Примечательно, что одной из собственных покоренных поэтических вершин Набокова стала написанная по-английски и самая его длинная поэма «Pale Fire» («Бледный огонь»), состоящая из 999 строк и включенная им в одноименный роман 1962 года. Ей уступают две его крупнейшие русские поэмы – только недавно опубликованный «Солнечный сон» 1923 года (820 строк), инспирированный разрывом помолвки со Светланой Зиверт, и «Университетская поэма» 1926 года (882 строки), посвященная Кембриджу и английской романтической подруге Набокова студенческих лет, при жизни писателя напечатанная лишь однажды [19].

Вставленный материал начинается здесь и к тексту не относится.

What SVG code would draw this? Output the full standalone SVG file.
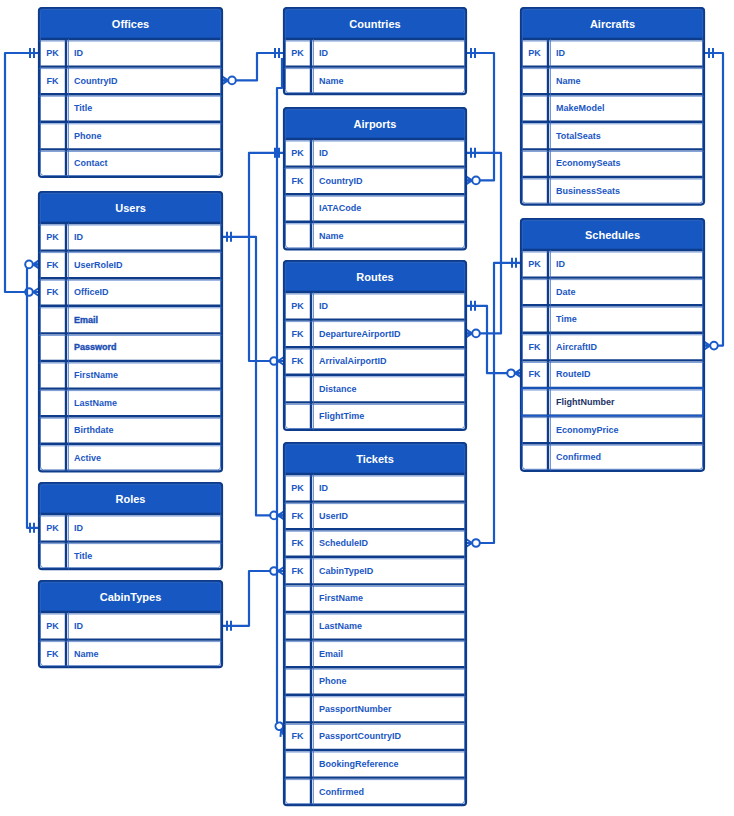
<svg xmlns="http://www.w3.org/2000/svg" width="734" height="816" viewBox="0 0 734 816">
<defs>
<style>
.body{fill:#fff;stroke:#0f3c8a;stroke-width:2.2}
.hdr{fill:#1657c1;stroke:#0f3c8a;stroke-width:1.5}
.edge{fill:none;stroke:#2f62b8;stroke-width:1;opacity:.8}
.sep{fill:none;stroke:#0f3c8a;stroke-width:2.4}
.sep2{fill:none;stroke:#3a6cc0;stroke-width:1;opacity:.7}
.ttl{font-family:"Liberation Sans",Arial,sans-serif;font-weight:bold;font-size:11px;fill:#fff;text-anchor:middle}
.f{font-family:"Liberation Sans",Arial,sans-serif;font-weight:bold;font-size:9px;fill:#1a56c4}
.k{font-family:"Liberation Sans",Arial,sans-serif;font-weight:bold;font-size:9px;fill:#1a56c4;text-anchor:middle}
.dk{fill:#1b3166}
.bl{fill:#1a4db3;stroke:#1a4db3;stroke-width:.35}
.conn path{fill:none;stroke:#1a5ac8;stroke-width:2.2;stroke-linejoin:round}
</style>
<marker id="one" viewBox="-14 -7 16 14" refX="0" refY="0" markerWidth="16" markerHeight="14" markerUnits="userSpaceOnUse" orient="auto-start-reverse">
<path d="M-5 -5V5M-9 -5V5" stroke="#1a5ac8" stroke-width="2" fill="none"/>
</marker>
<marker id="zm" viewBox="-16 -7 18 14" refX="0" refY="0" markerWidth="18" markerHeight="14" markerUnits="userSpaceOnUse" orient="auto-start-reverse">
<path d="M-6 0L0 -4M-6 0L0 4M-6 0H0" stroke="#1a5ac8" stroke-width="2" fill="none"/>
<circle cx="-10" cy="0" r="3.8" fill="#fff" stroke="#1a5ac8" stroke-width="2"/>
</marker>
</defs>

<g class="conn" id="connectors">
<path d="M222 80.4H257V53H284" marker-start="url(#zm)" marker-end="url(#one)"/>
<path d="M39 292H5V53H39" marker-start="url(#zm)" marker-end="url(#one)"/>
<path d="M39 264.4H27V527.8H39" marker-start="url(#zm)" marker-end="url(#one)"/>
<path d="M466 53H494V180.4H466" marker-start="url(#one)" marker-end="url(#zm)"/>
<path d="M466 152.8H501V333.4H466" marker-start="url(#one)" marker-end="url(#zm)"/>
<path d="M284 152.8H249V361H284" marker-start="url(#one)" marker-end="url(#zm)"/>
<path d="M222 236.8H256V515.4H284" marker-start="url(#one)" marker-end="url(#zm)"/>
<path d="M222 625.8H249V571H284" marker-start="url(#one)" marker-end="url(#zm)"/>
<path d="M282 58V88H277V722L284 735" marker-end="url(#zm)"/>
<path d="M466 543H494V262.8H521" marker-start="url(#zm)" marker-end="url(#one)"/>
<path d="M521 373.2H487V305.8H466" marker-start="url(#zm)" marker-end="url(#one)"/>
<path d="M704 345.6H723V53H704" marker-start="url(#zm)" marker-end="url(#one)"/>
</g>

<g id="offices" transform="translate(39,8)">
<rect class="body" width="183" height="169" rx="3"/>
<rect class="hdr" width="183" height="31" rx="3"/>
<path class="sep" d="M0 31H183M0 58.6H183M0 86.2H183M0 113.8H183M0 141.4H183M27 31V169"/>
<path class="sep2" d="M0 33H183M0 60.6H183M0 88.2H183M0 115.8H183M0 143.4H183M29.5 31V169"/>
<rect class="edge" x="1.5" y="1.5" width="180" height="166" rx="3"/>
<text class="ttl" x="91.5" y="19.5">Offices</text>
<text class="k" x="13.5" y="48">PK</text><text class="f" x="35" y="48">ID</text>
<text class="k" x="13.5" y="75.6">FK</text><text class="f" x="35" y="75.6">CountryID</text>
<text class="f" x="35" y="103.2">Title</text>
<text class="f" x="35" y="130.8">Phone</text>
<text class="f" x="35" y="158.4">Contact</text>
</g>

<g id="countries" transform="translate(284,8)">
<rect class="body" width="182" height="86.2" rx="3"/>
<rect class="hdr" width="182" height="31" rx="3"/>
<path class="sep" d="M0 31H182M0 58.6H182M27 31V86.2"/>
<path class="sep2" d="M0 33H182M0 60.6H182M29.5 31V86.2"/>
<rect class="edge" x="1.5" y="1.5" width="179" height="83.2" rx="3"/>
<text class="ttl" x="91" y="19.5">Countries</text>
<text class="k" x="13.5" y="48">PK</text><text class="f" x="35" y="48">ID</text>
<text class="f" x="35" y="75.6">Name</text>
</g>

<g id="aircrafts" transform="translate(521,8)">
<rect class="body" width="183" height="196.6" rx="3"/>
<rect class="hdr" width="183" height="31" rx="3"/>
<path class="sep" d="M0 31H183M0 58.6H183M0 86.2H183M0 113.8H183M0 141.4H183M0 169H183M27 31V196.6"/>
<path class="sep2" d="M0 33H183M0 60.6H183M0 88.2H183M0 115.8H183M0 143.4H183M0 171H183M29.5 31V196.6"/>
<rect class="edge" x="1.5" y="1.5" width="180" height="193.6" rx="3"/>
<text class="ttl" x="91.5" y="19.5">Aircrafts</text>
<text class="k" x="13.5" y="48">PK</text><text class="f" x="35" y="48">ID</text>
<text class="f" x="35" y="75.6">Name</text>
<text class="f" x="35" y="103.2">MakeModel</text>
<text class="f" x="35" y="130.8">TotalSeats</text>
<text class="f" x="35" y="158.4">EconomySeats</text>
<text class="f" x="35" y="186">BusinessSeats</text>
</g>

<g id="airports" transform="translate(284,108)">
<rect class="body" width="182" height="141.4" rx="3"/>
<rect class="hdr" width="182" height="31" rx="3"/>
<path class="sep" d="M0 31H182M0 58.6H182M0 86.2H182M0 113.8H182M27 31V141.4"/>
<path class="sep2" d="M0 33H182M0 60.6H182M0 88.2H182M0 115.8H182M29.5 31V141.4"/>
<rect class="edge" x="1.5" y="1.5" width="179" height="138.4" rx="3"/>
<text class="ttl" x="91" y="19.5">Airports</text>
<text class="k" x="13.5" y="48">PK</text><text class="f" x="35" y="48">ID</text>
<text class="k" x="13.5" y="75.6">FK</text><text class="f" x="35" y="75.6">CountryID</text>
<text class="f" x="35" y="103.2">IATACode</text>
<text class="f" x="35" y="130.8">Name</text>
</g>

<g id="users" transform="translate(39,192)">
<rect class="body" width="183" height="279.4" rx="3"/>
<rect class="hdr" width="183" height="31" rx="3"/>
<path class="sep" d="M0 31H183M0 58.6H183M0 86.2H183M0 113.8H183M0 141.4H183M0 169H183M0 196.6H183M0 224.2H183M0 251.8H183M27 31V279.4"/>
<path class="sep2" d="M0 33H183M0 60.6H183M0 88.2H183M0 115.8H183M0 143.4H183M0 171H183M0 198.6H183M0 226.2H183M0 253.8H183M29.5 31V279.4"/>
<rect class="edge" x="1.5" y="1.5" width="180" height="276.4" rx="3"/>
<text class="ttl" x="91.5" y="19.5">Users</text>
<text class="k" x="13.5" y="48">PK</text><text class="f" x="35" y="48">ID</text>
<text class="k" x="13.5" y="75.6">FK</text><text class="f" x="35" y="75.6">UserRoleID</text>
<text class="k" x="13.5" y="103.2">FK</text><text class="f" x="35" y="103.2">OfficeID</text>
<text class="f bl" x="35" y="130.8">Email</text>
<text class="f bl" x="35" y="158.4">Password</text>
<text class="f" x="35" y="186">FirstName</text>
<text class="f" x="35" y="213.6">LastName</text>
<text class="f" x="35" y="241.2">Birthdate</text>
<text class="f" x="35" y="268.8">Active</text>
</g>

<g id="schedules" transform="translate(521,219)">
<rect class="body" width="183" height="251.8" rx="3"/>
<rect class="hdr" width="183" height="31" rx="3"/>
<path class="sep" d="M0 31H183M0 58.6H183M0 86.2H183M0 113.8H183M0 141.4H183M0 169H183M0 196.6H183M0 224.2H183M27 31V251.8"/>
<path class="sep2" d="M0 33H183M0 60.6H183M0 88.2H183M0 115.8H183M0 143.4H183M0 171H183M0 198.6H183M0 226.2H183M29.5 31V251.8"/>
<rect class="edge" x="1.5" y="1.5" width="180" height="248.8" rx="3"/>
<rect x="1" y="169" width="181" height="27.6" fill="none" stroke="#1a5ac8" stroke-width="1.5"/>
<text class="ttl" x="91.5" y="19.5">Schedules</text>
<text class="k" x="13.5" y="48">PK</text><text class="f" x="35" y="48">ID</text>
<text class="f" x="35" y="75.6">Date</text>
<text class="f" x="35" y="103.2">Time</text>
<text class="k" x="13.5" y="130.8">FK</text><text class="f" x="35" y="130.8">AircraftID</text>
<text class="k" x="13.5" y="158.4">FK</text><text class="f" x="35" y="158.4">RouteID</text>
<text class="f dk" x="35" y="186">FlightNumber</text>
<text class="f" x="35" y="213.6">EconomyPrice</text>
<text class="f" x="35" y="241.2">Confirmed</text>
</g>

<g id="routes" transform="translate(284,261)">
<rect class="body" width="182" height="169" rx="3"/>
<rect class="hdr" width="182" height="31" rx="3"/>
<path class="sep" d="M0 31H182M0 58.6H182M0 86.2H182M0 113.8H182M0 141.4H182M27 31V169"/>
<path class="sep2" d="M0 33H182M0 60.6H182M0 88.2H182M0 115.8H182M0 143.4H182M29.5 31V169"/>
<rect class="edge" x="1.5" y="1.5" width="179" height="166" rx="3"/>
<text class="ttl" x="91" y="19.5">Routes</text>
<text class="k" x="13.5" y="48">PK</text><text class="f" x="35" y="48">ID</text>
<text class="k" x="13.5" y="75.6">FK</text><text class="f" x="35" y="75.6">DepartureAirportID</text>
<text class="k" x="13.5" y="103.2">FK</text><text class="f" x="35" y="103.2">ArrivalAirportID</text>
<text class="f" x="35" y="130.8">Distance</text>
<text class="f" x="35" y="158.4">FlightTime</text>
</g>

<g id="roles" transform="translate(39,483)">
<rect class="body" width="183" height="86.2" rx="3"/>
<rect class="hdr" width="183" height="31" rx="3"/>
<path class="sep" d="M0 31H183M0 58.6H183M27 31V86.2"/>
<path class="sep2" d="M0 33H183M0 60.6H183M29.5 31V86.2"/>
<rect class="edge" x="1.5" y="1.5" width="180" height="83.2" rx="3"/>
<text class="ttl" x="91.5" y="19.5">Roles</text>
<text class="k" x="13.5" y="48">PK</text><text class="f" x="35" y="48">ID</text>
<text class="f" x="35" y="75.6">Title</text>
</g>

<g id="cabintypes" transform="translate(39,581)">
<rect class="body" width="183" height="86.2" rx="3"/>
<rect class="hdr" width="183" height="31" rx="3"/>
<path class="sep" d="M0 31H183M0 58.6H183M27 31V86.2"/>
<path class="sep2" d="M0 33H183M0 60.6H183M29.5 31V86.2"/>
<rect class="edge" x="1.5" y="1.5" width="180" height="83.2" rx="3"/>
<text class="ttl" x="91.5" y="19.5">CabinTypes</text>
<text class="k" x="13.5" y="48">PK</text><text class="f" x="35" y="48">ID</text>
<text class="k" x="13.5" y="75.6">FK</text><text class="f" x="35" y="75.6">Name</text>
</g>

<g id="tickets" transform="translate(284,443)">
<rect class="body" width="182" height="362.2" rx="3"/>
<rect class="hdr" width="182" height="31" rx="3"/>
<path class="sep" d="M0 31H182M0 58.6H182M0 86.2H182M0 113.8H182M0 141.4H182M0 169H182M0 196.6H182M0 224.2H182M0 251.8H182M0 279.4H182M0 307H182M0 334.6H182M27 31V362.2"/>
<path class="sep2" d="M0 33H182M0 60.6H182M0 88.2H182M0 115.8H182M0 143.4H182M0 171H182M0 198.6H182M0 226.2H182M0 253.8H182M0 281.4H182M0 309H182M0 336.6H182M29.5 31V362.2"/>
<rect class="edge" x="1.5" y="1.5" width="179" height="359.2" rx="3"/>
<text class="ttl" x="91" y="19.5">Tickets</text>
<text class="k" x="13.5" y="48">PK</text><text class="f" x="35" y="48">ID</text>
<text class="k" x="13.5" y="75.6">FK</text><text class="f" x="35" y="75.6">UserID</text>
<text class="k" x="13.5" y="103.2">FK</text><text class="f" x="35" y="103.2">ScheduleID</text>
<text class="k" x="13.5" y="130.8">FK</text><text class="f" x="35" y="130.8">CabinTypeID</text>
<text class="f" x="35" y="158.4">FirstName</text>
<text class="f" x="35" y="186">LastName</text>
<text class="f" x="35" y="213.6">Email</text>
<text class="f" x="35" y="241.2">Phone</text>
<text class="f" x="35" y="268.8">PassportNumber</text>
<text class="k" x="13.5" y="296.4">FK</text><text class="f" x="35" y="296.4">PassportCountryID</text>
<text class="f" x="35" y="324">BookingReference</text>
<text class="f" x="35" y="351.6">Confirmed</text>
</g>
</svg>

Несмотря на скептическое отношение эмигрантских критиков к стихам Набокова 1920-х годов, у публики они пользовались неизменным успехом, – вероятно, потому, что многие из них носили урочный, общественно значимый, отчасти даже эстрадный характер, хорошо звучали как со страниц газет, так и со сцены. Поэтический репертуар Набокова при этом менялся мало, одни и те же приемы, интонации, темы и образы без конца следовали по кругу, как орнамент на античной вазе. Однако уже к концу 1920-х годов в его стихах взяла верх внутренняя логика развития лирического переживания, стихи стали менее доходчивыми, но более оправданными с точки зрения искусства.